I have never thought of elves as being immortal, practical or otherwise. True, they did not age and die as mortal men, but they were subject to other causes of death. Elves were no doubt aware of this mortality. As such, extended families and clans would be means of insuring survival of not only a family lineage but elf-kind as a whole. Counting the names of Elvish sons and daughters is not an accurate way to determine birth rate. In our own history, often only the name of son or daughter of particular importance were were recorded.

: There is also the strange paradox of the events of the Silmarillion, which Tolkien wanted to present as a sort of invented mythology. This is how they are presented in LOTR, as events of a mythical past. Though to some of the characters of LOTR such as Galadriel, Celeborn, Cirdan etc these events were those of their own memories and therefore most definitely non-mythical.
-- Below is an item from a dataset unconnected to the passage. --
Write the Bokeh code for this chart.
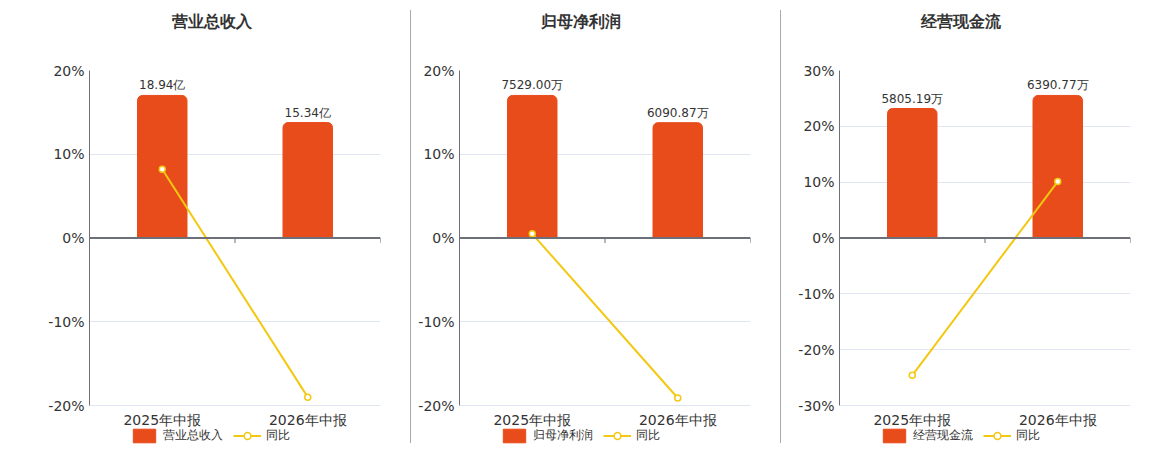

Tolkien would have been better advised to have made his elves long-lived compared to humans but certainly not immortal.

The position of Gladriel, Celeborn etc. is similar to that of people in the American west of the 1870's. Many of them lived to see their history become myth in the hands of authors and motion picuture writers. Likewise, many of todays youth look back at the First World War and the Great Depression as some distant and remote event. However, many people still remember those times and events as part of their life. Seeing events of your life become history or myth has always been with us, and will continue.